FCA's consolidation review: key takeaways
Insight
The Financial Conduct Authority (FCA) has published its review on consolidation in the financial advice and wealth management sector, releasing its findings on 31 October 2025.
We have commented previously on the significant ongoing consolidation activity in this sector. The FCA recognises the benefits of consolidation activity, and the review is intended to support best practices as this consolidation continues, whilst giving market participants further clarity on best practice and areas of concern for the FCA. Benefits of M&A include introducing fresh capital to regulated firms to drive efficiency and innovation, and maintaining continuity of advice in the wider demographic context of financial advisers reaching retirement age.

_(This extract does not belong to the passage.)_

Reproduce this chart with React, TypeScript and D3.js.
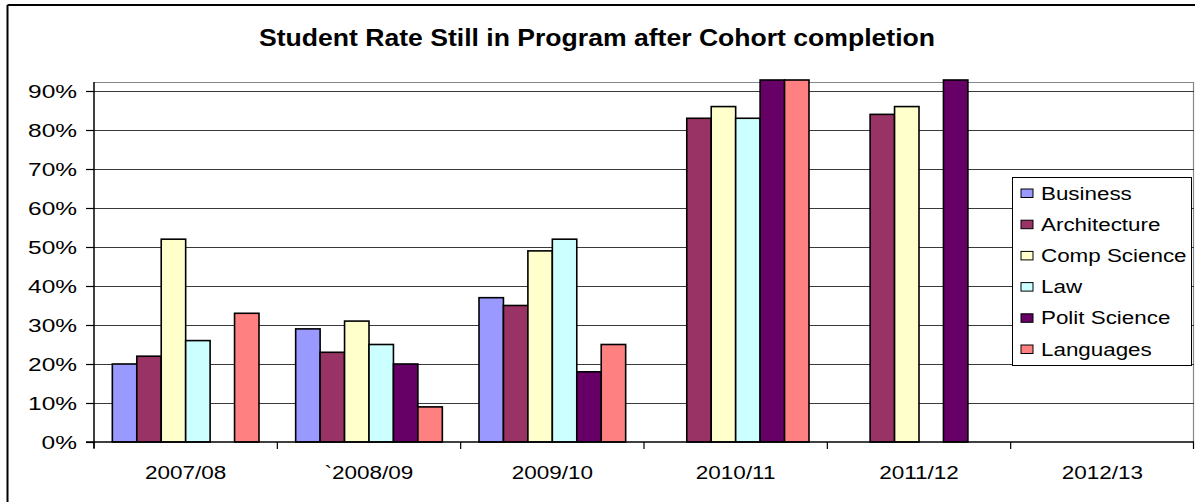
import React from "react";
import * as d3 from "d3";

const categories = ["2007/08", "`2008/09", "2009/10", "2010/11", "2011/12", "2012/13"];
const seriesNames = ["Business", "Architecture", "Comp Science", "Law", "Polit Science", "Languages"];
const seriesColors = ["#9999FF", "#993366", "#FFFFCC", "#CCFFFF", "#660066", "#FF8080"];
// values in percent; null = no bar
const business: (number | null)[] = [20, 29, 37, null, null, null];
const architecture: (number | null)[] = [22, 23, 35, 83, 84, null];
const compScience: (number | null)[] = [52, 31, 49, 86, 86, null];
const law: (number | null)[] = [26, 25, 52, 83, null, null];
const politScience: (number | null)[] = [null, 20, 18, 100, 100, null];
const languages: (number | null)[] = [33, 9, 25, 100, null, null];
const yTicks = [0, 10, 20, 30, 40, 50, 60, 70, 80, 90];
const title = "Student Rate Still in Program after Cohort completion";

const seriesValues = [business, architecture, compScience, law, politScience, languages];

export default function App() {
  const W = 1195, H = 502;
  const left = 94, right = 1194, top = 82, bottom = 442;
  const yMax = 92.3;
  const y = d3.scaleLinear().domain([0, yMax]).range([bottom, top]);
  const x0 = d3.scaleBand<string>().domain(categories).range([left, right]).paddingInner(0).paddingOuter(0);
  const x1 = d3.scaleBand<string>().domain(seriesNames).range([0, x0.bandwidth()]).paddingInner(0).paddingOuter(0.75);
  const font = "Arial, 'Liberation Sans', sans-serif";

  const stretched = (key: string, tx: number, ty: number, txt: string, size: number, anchor: string, sx: number) => (
    <text key={key} transform={`translate(${tx},${ty}) scale(${sx},1)`} fontSize={size} fontFamily={font} textAnchor={anchor} fill="#000">
      {txt}
    </text>
  );

  const legendX = 1012, legendY = 177, legendW = 179, legendH = 188;
  const rowY0 = 193, rowStep = 31.2;

  return (
    <svg width={W} height={H} style={{ position: "absolute", left: 0, top: 0, background: "#fff" }}>
      <rect x={0} y={0} width={W} height={H} fill="#fff" />
      {/* outer border */}
      <line x1={7.5} y1={5} x2={7.5} y2={H} stroke="#000" strokeWidth={2} />
      <line x1={7.5} y1={5} x2={W} y2={5} stroke="#000" strokeWidth={2} />
      {/* title */}
      <text x={259} y={46} fontSize={23} fontWeight="bold" fontFamily={font} textLength={676} lengthAdjust="spacingAndGlyphs">
        {title}
      </text>
      {/* plot frame */}
      <line x1={left} y1={top + 0.5} x2={right} y2={top + 0.5} stroke="#888" strokeWidth={1.2} />
      <line x1={right - 0.5} y1={top} x2={right - 0.5} y2={bottom} stroke="#888" strokeWidth={1.2} />
      {/* gridlines */}
      {yTicks.filter((t) => t > 0).map((t) => (
        <line key={"g" + t} x1={left} x2={right} y1={Math.round(y(t)) + 0.5} y2={Math.round(y(t)) + 0.5} stroke="#3a3a3a" strokeWidth={1.2} />
      ))}
      {/* bars */}
      {categories.map((c, ci) => (
        <g key={"c" + ci} transform={`translate(${x0(c)},0)`}>
          {seriesNames.map((s, si) => {
            const v = seriesValues[si][ci];
            if (v == null) return null;
            const vv = Math.min(v, yMax);
            const yy = y(vv) - (v > yMax ? 2 : 0);
            return (
              <rect key={s} x={x1(s)} y={yy} width={x1.bandwidth()} height={bottom - yy} fill={seriesColors[si]} stroke="#000" strokeWidth={1.6} />
            );
          })}
        </g>
      ))}
      {/* axes */}
      <line x1={left} y1={top} x2={left} y2={bottom + 6} stroke="#000" strokeWidth={1.5} />
      <line x1={left - 8} y1={bottom} x2={right} y2={bottom} stroke="#000" strokeWidth={1.5} />
      {yTicks.map((t) => (
        <g key={"yt" + t}>
          <line x1={left - 8} x2={left} y1={Math.round(y(t)) + 0.5} y2={Math.round(y(t)) + 0.5} stroke="#000" strokeWidth={1.2} />
          {stretched("yl" + t, 77, y(t) + 7, `${t}%`, 17.5, "end", 1.4)}
        </g>
      ))}
      {categories.map((c, ci) => (
        <line key={"xt" + ci} x1={x0(c)!} x2={x0(c)!} y1={bottom} y2={bottom + 7} stroke="#000" strokeWidth={1.2} />
      ))}
      <line x1={right - 0.5} x2={right - 0.5} y1={bottom} y2={bottom + 7} stroke="#000" strokeWidth={1.2} />
      {categories.map((c, ci) => stretched("xl" + ci, x0(c)! + x0.bandwidth() / 2, 479, c, 18, "middle", 1.25))}
      {/* legend */}
      <rect x={legendX + 0.5} y={legendY + 0.5} width={legendW} height={legendH} fill="#fff" stroke="#000" strokeWidth={1} />
      {seriesNames.map((s, si) => {
        const cy = rowY0 + si * rowStep;
        return (
          <g key={"lg" + si}>
            <rect x={1021} y={cy - 4} width={12} height={8.5} fill={seriesColors[si]} stroke="#000" strokeWidth={1} />
            {stretched("lt" + si, 1041, cy + 6.5, s, 17.5, "start", 1.28)}
          </g>
        );
      })}
    </svg>
  );
}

Firms active in consolidation should be aware that these areas are likely to be closely scrutinised by the FCA generally, but particularly in the context of change in control applications moving forward. The FCA is keen to ensure that consolidation does not prejudice good client outcomes on a long-term basis and the review highlights certain areas of focus from this perspective, including around poor client service, business continuity and the risk of disorderly failure.
Core principles
The FCA identifies areas of best practice around:
- consolidated groups demonstrating strong governance and risk management processes commensurate to and recognisant of the risks involved in businesses growing by acquisition.
- proper resourcing of regulated entities in the context of consolidation, with sufficient resilience and taking into account debt levels in the wider group.
- post-acquisition risk analysis on a group-wide basis, taking proper account of capital and liquidity needs.
By contrast, red flag indicators are:
- failure to properly consider prudential consolidation as part of the acquisition process, leading to difficulty quantifying group risk and limiting regulatory oversight of debt and other risks.
- group debt arrangements weakening the resilience of regulated entities where security or guarantees in respect of group-level debt are given by those entities.
- governance and compliance infrastructures failing to keep pace with rapid growth.
Specific findings
The FCA noted its concern with a number of practices in M&A, and we can expect these to be a focus of the change of control consent process and ongoing supervision.
- Use of debt to finance acquisitions – this has been a hallmark of private equity involvement in wealth management consolidation over the last decade. The FCA identifies particular concerns where debt is short-term and/or secured against the assets of regulated entities within the group. This is particularly relevant where the regulated entity guarantees wider group debt; this exposes it to a greater degree of risk and potentially reduces assets on enforcement or insolvency, which could prejudice clients and other creditors.
- Heavy reliance on cash generation from regulated activities to service acquisition debt will be viewed negatively by the FCA. It is going to be important for the debt burden to be demonstrably sustainable and not reliant solely on projected cash generation.
- Failure to consider risk at a group level, which could lead to underestimation of interconnected risks and resources. Stress testing is an important factor both to recognise areas of potential risk, and to ensure that contingency plans are in place to deal with a range of situations. A realistic assessment of access to cash in unforeseen circumstances is an important consideration, noting that intra-group receivables and/or goodwill may not actually deliver cash in a crisis.
- Practices that could limit regulatory oversight, including the use of dual-parent structures with one offshore parent, making regulatory oversight harder. Also problematic is the holding of goodwill outside of investment groups, making it harder for regulators to assess the potential uncertainty of value assigned to goodwill.
- Incomplete due diligence of acquisition targets, including failure to give proper consideration to integration risks and failure to properly define success frameworks for all stakeholders. We have often highlighted the importance of integration in M&A, not just from a regulatory perspective but also to ensure the long-term success of acquisitions.
- Failures of governance as consolidators grow, including failure to appropriately scale systems, processes and management expertise (and independent challenge) to account for more complex businesses. In practice, governance arrangements can take time to catch up with acquisitions of underlying businesses, but it is clear that this will be a focus area going forward.
- Certain incentive structures which could constitute conflicts of interest, including incentives for sellers and/or to their staff to achieve certain client decisions in the context of M&A, which may conflict with the Principles for Business and rules on inducements. Deal structures may need to adapt to reflect this, particularly where earn-out arrangements are linked to client decisions.
The FCA is keen to stress that this review does not represent a change of policy. Rather, it is intended to prompt sufficiently rigorous consideration by consolidators of existing standards and to assist firms in proactively addressing risks associated with bad practices. We expect that purchasers will need to be careful to address these areas as part of their deal structures so that they can demonstrate compliance to the FCA.
It is helpful to have clarity from the FCA on the areas of concern, so that acquirers in the sector can address these points in their wider group structuring and deals. In many ways, these areas of focus align with good business practice and a well-structured M&A process.
This publication is a general summary of the law. It should not replace legal advice tailored to your specific circumstances.